Supplied material start

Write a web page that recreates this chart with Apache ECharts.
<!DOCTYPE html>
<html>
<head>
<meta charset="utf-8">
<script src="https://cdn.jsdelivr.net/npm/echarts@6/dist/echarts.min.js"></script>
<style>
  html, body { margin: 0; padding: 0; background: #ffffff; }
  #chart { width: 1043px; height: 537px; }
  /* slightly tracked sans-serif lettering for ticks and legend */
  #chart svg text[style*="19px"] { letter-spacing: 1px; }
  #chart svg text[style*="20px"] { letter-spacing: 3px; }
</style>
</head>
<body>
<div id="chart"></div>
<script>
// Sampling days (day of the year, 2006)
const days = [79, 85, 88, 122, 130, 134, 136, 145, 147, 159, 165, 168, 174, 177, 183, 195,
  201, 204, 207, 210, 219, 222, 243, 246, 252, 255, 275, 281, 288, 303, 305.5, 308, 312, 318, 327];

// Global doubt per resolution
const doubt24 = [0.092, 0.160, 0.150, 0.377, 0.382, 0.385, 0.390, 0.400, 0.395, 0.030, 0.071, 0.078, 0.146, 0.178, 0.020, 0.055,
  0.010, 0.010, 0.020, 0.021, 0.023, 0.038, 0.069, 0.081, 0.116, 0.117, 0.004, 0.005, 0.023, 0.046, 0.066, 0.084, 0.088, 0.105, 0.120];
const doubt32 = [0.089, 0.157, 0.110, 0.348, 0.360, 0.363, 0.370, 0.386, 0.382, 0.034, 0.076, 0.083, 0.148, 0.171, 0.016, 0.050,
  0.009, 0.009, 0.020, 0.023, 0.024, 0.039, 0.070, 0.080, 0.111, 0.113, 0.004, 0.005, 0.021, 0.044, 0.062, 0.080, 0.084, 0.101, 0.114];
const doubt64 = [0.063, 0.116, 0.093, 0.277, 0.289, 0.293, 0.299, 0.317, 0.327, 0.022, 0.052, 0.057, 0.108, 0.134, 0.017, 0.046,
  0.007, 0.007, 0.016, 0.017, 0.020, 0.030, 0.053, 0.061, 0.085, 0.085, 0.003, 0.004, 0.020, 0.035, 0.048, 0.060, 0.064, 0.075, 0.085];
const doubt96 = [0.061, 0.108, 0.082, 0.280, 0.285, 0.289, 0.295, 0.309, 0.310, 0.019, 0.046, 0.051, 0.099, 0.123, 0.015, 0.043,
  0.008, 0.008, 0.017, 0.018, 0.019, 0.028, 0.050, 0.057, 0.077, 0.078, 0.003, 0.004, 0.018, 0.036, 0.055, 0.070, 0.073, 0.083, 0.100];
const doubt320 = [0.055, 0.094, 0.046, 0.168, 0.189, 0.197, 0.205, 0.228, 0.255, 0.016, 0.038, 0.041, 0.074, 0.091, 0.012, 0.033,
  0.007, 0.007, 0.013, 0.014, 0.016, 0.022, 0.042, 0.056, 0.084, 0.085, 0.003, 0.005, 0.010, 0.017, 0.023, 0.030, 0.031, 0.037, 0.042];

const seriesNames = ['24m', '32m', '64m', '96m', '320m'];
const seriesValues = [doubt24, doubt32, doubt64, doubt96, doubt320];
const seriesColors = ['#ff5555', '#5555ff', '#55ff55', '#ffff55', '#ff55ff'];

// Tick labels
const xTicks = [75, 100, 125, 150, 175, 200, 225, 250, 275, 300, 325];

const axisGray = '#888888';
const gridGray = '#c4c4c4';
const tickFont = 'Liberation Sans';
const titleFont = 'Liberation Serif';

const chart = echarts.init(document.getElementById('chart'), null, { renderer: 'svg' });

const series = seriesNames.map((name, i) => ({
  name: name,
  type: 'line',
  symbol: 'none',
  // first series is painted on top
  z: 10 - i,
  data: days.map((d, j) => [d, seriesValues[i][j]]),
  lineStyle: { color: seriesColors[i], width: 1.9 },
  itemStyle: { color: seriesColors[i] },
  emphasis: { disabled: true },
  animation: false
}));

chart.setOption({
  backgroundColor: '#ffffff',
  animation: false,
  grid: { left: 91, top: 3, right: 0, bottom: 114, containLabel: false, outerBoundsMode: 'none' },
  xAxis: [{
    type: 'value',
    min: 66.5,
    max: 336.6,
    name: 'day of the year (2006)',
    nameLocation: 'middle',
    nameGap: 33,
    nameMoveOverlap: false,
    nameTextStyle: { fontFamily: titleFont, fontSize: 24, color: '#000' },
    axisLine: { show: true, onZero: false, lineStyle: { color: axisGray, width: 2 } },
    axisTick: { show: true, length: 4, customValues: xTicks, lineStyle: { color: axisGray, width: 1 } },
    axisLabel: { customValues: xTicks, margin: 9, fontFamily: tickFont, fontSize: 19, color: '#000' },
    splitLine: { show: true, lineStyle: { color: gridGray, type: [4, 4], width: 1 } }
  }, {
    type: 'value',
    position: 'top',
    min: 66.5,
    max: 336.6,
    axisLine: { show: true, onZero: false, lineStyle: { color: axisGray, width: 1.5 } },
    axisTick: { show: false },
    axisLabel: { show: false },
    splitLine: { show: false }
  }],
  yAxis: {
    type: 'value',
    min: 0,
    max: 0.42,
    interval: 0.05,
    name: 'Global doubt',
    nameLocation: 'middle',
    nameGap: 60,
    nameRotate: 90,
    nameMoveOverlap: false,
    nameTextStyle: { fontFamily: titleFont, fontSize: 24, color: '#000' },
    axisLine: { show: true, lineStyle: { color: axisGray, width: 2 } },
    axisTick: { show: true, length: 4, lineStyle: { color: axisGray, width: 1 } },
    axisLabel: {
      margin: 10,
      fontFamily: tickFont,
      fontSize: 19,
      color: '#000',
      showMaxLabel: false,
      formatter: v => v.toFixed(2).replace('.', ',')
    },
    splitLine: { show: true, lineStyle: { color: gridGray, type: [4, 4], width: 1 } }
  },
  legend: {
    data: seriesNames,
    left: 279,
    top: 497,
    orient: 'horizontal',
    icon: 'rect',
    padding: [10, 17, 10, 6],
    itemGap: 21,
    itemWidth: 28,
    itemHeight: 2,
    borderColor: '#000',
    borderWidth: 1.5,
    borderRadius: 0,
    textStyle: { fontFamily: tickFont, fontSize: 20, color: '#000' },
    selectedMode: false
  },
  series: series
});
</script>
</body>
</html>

Supplied material end
Supplied material start

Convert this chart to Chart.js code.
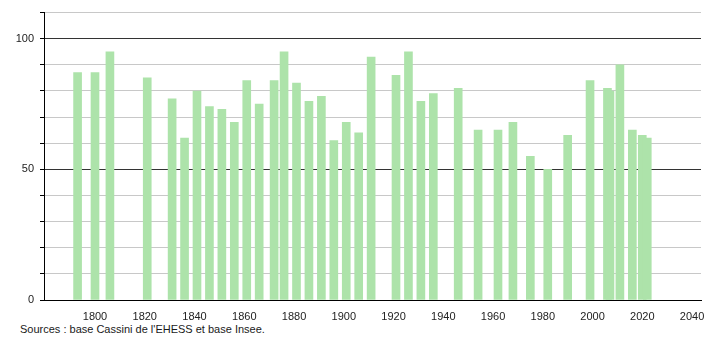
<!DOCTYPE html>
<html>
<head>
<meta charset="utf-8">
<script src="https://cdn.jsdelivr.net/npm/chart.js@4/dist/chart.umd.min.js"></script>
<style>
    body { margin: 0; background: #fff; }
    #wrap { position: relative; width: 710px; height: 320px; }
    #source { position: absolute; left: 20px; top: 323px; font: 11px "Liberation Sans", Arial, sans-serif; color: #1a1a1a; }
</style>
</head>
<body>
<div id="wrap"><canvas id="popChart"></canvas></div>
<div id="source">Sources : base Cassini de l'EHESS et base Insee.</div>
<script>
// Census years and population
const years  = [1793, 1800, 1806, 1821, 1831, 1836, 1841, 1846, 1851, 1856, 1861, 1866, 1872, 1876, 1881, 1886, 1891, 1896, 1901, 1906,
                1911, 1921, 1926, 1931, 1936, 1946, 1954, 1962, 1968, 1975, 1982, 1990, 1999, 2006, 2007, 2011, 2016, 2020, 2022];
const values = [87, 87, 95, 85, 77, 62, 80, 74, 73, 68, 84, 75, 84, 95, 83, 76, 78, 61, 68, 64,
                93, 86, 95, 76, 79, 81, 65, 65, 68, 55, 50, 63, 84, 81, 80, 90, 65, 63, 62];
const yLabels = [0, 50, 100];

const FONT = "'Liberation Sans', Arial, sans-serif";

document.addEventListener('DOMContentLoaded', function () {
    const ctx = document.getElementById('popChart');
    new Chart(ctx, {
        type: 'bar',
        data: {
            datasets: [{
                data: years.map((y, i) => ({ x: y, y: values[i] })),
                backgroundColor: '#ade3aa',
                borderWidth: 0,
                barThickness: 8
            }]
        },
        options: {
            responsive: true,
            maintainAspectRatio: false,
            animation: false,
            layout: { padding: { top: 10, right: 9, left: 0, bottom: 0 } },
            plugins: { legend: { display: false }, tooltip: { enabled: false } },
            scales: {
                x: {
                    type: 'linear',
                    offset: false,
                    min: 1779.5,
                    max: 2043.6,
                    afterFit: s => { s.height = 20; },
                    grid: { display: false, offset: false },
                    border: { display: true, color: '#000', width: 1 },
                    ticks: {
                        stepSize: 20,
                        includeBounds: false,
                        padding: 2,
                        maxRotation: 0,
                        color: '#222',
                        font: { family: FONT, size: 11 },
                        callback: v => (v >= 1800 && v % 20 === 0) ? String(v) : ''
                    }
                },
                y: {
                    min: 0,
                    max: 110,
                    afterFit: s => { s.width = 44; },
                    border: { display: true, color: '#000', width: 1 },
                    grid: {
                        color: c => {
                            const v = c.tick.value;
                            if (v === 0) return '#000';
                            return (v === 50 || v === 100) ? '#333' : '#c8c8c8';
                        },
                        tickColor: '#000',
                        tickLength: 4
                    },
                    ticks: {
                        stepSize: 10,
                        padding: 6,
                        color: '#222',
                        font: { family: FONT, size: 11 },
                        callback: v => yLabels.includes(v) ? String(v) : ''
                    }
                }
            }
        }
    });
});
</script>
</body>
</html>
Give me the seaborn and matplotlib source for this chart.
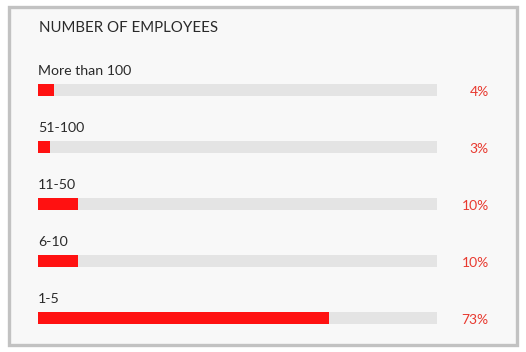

Supplied material end
Supplied material start

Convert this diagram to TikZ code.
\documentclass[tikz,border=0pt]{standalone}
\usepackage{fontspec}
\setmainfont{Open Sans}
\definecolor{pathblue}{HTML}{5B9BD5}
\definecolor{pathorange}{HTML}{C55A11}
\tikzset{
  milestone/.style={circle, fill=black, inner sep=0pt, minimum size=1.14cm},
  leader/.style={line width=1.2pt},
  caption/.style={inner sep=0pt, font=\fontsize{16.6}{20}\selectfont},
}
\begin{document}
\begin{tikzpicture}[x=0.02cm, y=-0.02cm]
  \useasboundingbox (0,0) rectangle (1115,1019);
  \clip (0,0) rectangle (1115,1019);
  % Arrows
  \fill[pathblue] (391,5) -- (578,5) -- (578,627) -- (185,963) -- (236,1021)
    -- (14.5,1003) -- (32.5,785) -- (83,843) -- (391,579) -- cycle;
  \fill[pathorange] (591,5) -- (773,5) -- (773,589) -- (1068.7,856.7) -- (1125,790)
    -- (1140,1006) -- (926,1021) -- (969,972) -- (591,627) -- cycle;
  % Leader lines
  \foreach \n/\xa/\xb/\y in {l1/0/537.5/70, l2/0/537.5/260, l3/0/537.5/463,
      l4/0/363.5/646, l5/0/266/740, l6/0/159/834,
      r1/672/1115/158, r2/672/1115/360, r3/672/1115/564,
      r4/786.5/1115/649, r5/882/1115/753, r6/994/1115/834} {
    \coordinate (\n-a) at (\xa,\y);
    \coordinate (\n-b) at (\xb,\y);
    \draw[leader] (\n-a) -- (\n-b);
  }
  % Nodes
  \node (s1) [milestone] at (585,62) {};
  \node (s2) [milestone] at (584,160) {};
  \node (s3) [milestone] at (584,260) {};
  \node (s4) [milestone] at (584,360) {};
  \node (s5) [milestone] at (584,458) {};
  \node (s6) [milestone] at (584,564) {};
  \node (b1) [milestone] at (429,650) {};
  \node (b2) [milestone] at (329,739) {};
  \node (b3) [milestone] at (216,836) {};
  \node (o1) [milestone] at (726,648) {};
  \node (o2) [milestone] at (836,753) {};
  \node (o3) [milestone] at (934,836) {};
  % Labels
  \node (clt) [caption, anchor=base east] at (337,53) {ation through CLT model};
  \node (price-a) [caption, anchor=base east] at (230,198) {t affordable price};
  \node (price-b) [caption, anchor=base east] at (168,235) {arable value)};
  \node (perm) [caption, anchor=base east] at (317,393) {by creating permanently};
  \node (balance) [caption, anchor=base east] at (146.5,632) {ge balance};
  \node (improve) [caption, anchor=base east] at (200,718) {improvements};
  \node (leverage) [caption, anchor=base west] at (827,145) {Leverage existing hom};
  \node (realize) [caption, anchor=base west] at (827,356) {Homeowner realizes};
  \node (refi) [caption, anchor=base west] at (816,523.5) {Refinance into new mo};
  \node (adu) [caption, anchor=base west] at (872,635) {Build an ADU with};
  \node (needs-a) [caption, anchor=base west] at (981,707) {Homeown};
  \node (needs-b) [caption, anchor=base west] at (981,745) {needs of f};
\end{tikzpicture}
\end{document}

Supplied material end

### Problem to work on
From the records above, quote only the lines running from the line with "Write a web" to the line with "312, 318, 327];", both lines included.

### Result of this task
Write a web page that recreates this chart with Apache ECharts.
<!DOCTYPE html>
<html>
<head>
<meta charset="utf-8">
<script src="https://cdn.jsdelivr.net/npm/echarts@6/dist/echarts.min.js"></script>
<style>
  html, body { margin: 0; padding: 0; background: #ffffff; }
  #chart { width: 1043px; height: 537px; }
  /* slightly tracked sans-serif lettering for ticks and legend */
  #chart svg text[style*="19px"] { letter-spacing: 1px; }
  #chart svg text[style*="20px"] { letter-spacing: 3px; }
</style>
</head>
<body>
<div id="chart"></div>
<script>
// Sampling days (day of the year, 2006)
const days = [79, 85, 88, 122, 130, 134, 136, 145, 147, 159, 165, 168, 174, 177, 183, 195,
  201, 204, 207, 210, 219, 222, 243, 246, 252, 255, 275, 281, 288, 303, 305.5, 308, 312, 318, 327];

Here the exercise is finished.